Environmentalists remain hopeful that the courts will block the NEPA proposal or that it will lapse if Trump is voted out of office. A future president could undo Trump’s executive orders and restore the Obama-era NEPA guidance on climate change; indeed, presidential candidates Elizabeth Warren and Bernie Sanders have already pledged to reverse some of Trump’s most extreme environmental-policy rollbacks on fossil-fuel development and pollution. At the same time, the overall effect of Trump’s regressive environmental measures could extend well beyond his tenure, said Michael Burger executive director of Columbia University’s Sabin Center for Climate Change Law, because of the “complete and total instability it has injected into the administrative state.”

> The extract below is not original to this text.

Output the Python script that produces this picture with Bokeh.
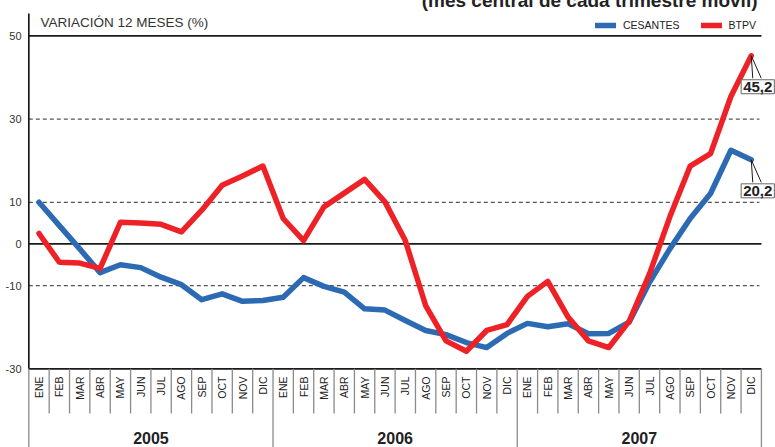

For now, if Trump’s proposal is implemented (comments on the proposed rules end on March 10), the new NEPA regulations would accelerate the approval of projects with dangerous environmental ramifications.
The Standing Rock Sioux Tribe, which is due to make oral arguments on March 18 against the Dakota Access Pipeline, might claim in court that the NEPA review was inadequate. But if NEPA is gutted, they will be seeking relief under a far weaker legal framework.
“To make [NEPA] even less accessible—we have to fight back against that,” said White, the Standing Rock activist. The movement will continue “doing what we have to do with whatever we have” in the wake of Trump’s attacks, she added, but “this is a backwards step in the wrong direction.”